§ **Task to complete**:
Give back, unchanged, the line with "Write the matplotlib code for this chart.", the line with "import matplotlib.pyplot as plt", and every line between them, and no other line.

--- BEGIN Records ---

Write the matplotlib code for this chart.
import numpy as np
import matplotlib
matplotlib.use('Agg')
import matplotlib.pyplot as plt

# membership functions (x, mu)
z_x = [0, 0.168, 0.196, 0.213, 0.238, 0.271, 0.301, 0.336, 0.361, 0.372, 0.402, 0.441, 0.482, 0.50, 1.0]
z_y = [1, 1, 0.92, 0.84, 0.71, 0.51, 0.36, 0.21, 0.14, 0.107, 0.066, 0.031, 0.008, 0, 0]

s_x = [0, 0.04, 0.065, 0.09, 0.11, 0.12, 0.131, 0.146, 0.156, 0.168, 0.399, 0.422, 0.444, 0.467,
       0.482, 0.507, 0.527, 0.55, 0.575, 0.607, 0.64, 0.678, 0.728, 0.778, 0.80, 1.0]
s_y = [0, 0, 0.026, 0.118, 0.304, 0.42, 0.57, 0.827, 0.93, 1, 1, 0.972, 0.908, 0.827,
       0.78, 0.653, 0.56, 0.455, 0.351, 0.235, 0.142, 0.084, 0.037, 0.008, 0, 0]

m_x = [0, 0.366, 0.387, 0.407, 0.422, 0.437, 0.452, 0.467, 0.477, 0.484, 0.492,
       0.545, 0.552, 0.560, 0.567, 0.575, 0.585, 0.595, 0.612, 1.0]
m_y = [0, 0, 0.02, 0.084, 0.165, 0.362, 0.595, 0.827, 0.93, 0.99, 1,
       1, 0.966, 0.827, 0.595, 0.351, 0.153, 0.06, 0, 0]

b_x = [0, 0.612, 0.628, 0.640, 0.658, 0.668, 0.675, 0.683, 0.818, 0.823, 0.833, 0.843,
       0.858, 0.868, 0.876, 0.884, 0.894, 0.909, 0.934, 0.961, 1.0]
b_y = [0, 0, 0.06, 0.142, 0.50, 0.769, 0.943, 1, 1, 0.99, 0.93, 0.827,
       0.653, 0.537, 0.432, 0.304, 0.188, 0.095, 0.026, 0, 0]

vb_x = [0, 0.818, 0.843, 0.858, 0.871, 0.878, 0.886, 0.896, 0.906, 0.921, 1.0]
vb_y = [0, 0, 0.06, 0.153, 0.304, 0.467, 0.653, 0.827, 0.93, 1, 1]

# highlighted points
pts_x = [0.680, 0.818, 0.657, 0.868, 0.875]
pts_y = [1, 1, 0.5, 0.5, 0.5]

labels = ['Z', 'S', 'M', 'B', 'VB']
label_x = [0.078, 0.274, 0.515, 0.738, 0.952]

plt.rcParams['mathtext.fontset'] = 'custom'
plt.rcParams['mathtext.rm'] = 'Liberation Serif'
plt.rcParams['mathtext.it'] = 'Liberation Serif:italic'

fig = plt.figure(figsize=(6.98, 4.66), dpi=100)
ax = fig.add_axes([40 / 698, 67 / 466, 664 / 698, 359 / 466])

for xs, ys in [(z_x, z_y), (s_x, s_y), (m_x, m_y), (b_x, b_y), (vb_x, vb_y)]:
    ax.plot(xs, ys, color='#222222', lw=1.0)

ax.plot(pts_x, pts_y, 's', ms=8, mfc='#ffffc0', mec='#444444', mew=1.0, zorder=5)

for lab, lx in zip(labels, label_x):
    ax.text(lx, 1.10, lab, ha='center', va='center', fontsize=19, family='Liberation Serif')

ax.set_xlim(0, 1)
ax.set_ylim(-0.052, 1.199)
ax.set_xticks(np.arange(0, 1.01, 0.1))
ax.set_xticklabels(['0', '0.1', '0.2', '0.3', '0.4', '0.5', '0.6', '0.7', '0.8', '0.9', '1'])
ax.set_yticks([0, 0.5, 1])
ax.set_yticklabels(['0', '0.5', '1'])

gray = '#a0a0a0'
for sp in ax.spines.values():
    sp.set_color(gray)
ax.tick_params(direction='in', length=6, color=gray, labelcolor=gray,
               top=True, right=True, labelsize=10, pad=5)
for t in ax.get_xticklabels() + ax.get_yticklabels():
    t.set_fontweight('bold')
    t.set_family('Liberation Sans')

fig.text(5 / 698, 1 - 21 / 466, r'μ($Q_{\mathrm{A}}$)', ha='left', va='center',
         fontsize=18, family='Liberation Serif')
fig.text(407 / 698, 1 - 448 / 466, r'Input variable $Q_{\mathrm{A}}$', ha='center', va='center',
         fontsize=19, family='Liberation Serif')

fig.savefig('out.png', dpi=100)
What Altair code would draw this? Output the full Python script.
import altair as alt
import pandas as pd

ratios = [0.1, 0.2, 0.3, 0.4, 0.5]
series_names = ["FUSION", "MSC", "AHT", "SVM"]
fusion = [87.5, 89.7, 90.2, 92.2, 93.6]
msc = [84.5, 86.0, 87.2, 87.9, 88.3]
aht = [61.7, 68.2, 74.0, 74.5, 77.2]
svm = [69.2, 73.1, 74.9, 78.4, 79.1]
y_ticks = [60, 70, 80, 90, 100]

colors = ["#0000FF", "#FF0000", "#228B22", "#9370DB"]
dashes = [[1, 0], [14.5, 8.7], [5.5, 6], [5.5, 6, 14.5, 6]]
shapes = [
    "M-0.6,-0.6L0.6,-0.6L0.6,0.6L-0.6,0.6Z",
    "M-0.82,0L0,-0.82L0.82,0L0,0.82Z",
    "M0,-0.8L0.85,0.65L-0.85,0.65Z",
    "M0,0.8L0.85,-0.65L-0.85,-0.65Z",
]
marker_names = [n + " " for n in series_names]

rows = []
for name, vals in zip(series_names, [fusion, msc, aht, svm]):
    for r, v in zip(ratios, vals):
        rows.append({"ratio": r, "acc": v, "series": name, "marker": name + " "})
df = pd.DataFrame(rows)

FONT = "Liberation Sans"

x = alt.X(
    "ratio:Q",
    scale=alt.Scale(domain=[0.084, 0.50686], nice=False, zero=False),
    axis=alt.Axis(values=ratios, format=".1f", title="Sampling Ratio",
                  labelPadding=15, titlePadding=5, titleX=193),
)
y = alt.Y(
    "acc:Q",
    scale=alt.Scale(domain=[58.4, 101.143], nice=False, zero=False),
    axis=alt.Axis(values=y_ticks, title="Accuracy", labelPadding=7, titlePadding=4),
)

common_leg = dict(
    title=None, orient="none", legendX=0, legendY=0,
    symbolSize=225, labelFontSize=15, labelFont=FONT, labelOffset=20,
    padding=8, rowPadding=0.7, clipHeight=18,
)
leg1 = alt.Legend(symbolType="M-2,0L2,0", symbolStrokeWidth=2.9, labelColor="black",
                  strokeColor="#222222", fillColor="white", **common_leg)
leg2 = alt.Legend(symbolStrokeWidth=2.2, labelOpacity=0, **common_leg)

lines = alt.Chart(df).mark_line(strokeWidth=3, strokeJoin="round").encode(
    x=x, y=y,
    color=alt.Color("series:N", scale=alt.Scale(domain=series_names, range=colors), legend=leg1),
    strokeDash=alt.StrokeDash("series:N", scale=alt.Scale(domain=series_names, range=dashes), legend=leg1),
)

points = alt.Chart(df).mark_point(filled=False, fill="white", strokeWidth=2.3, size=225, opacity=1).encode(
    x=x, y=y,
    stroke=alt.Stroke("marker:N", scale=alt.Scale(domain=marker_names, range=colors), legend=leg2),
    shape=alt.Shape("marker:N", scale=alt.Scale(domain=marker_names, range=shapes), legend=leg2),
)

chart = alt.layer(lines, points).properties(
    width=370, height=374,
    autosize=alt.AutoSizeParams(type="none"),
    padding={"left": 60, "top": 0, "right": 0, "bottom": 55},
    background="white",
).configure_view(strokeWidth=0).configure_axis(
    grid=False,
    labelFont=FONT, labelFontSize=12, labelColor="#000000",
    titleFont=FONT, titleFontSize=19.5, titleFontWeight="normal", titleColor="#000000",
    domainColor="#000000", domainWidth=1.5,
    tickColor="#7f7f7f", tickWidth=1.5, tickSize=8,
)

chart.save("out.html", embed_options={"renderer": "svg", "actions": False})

--- END Records ---
--- BEGIN Records ---

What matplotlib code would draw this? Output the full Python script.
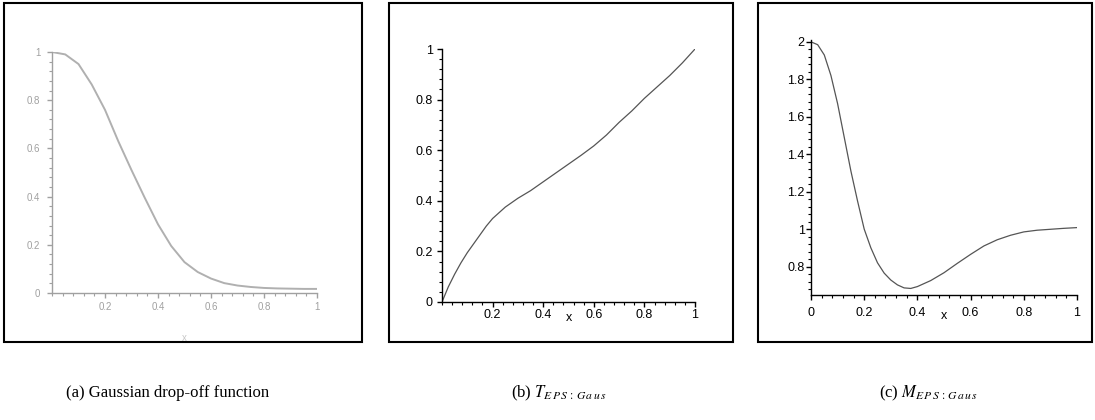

--- END Records ---

§ **Exercise response**:
Write the matplotlib code for this chart.
import numpy as np
import matplotlib
matplotlib.use('Agg')
import matplotlib.pyplot as plt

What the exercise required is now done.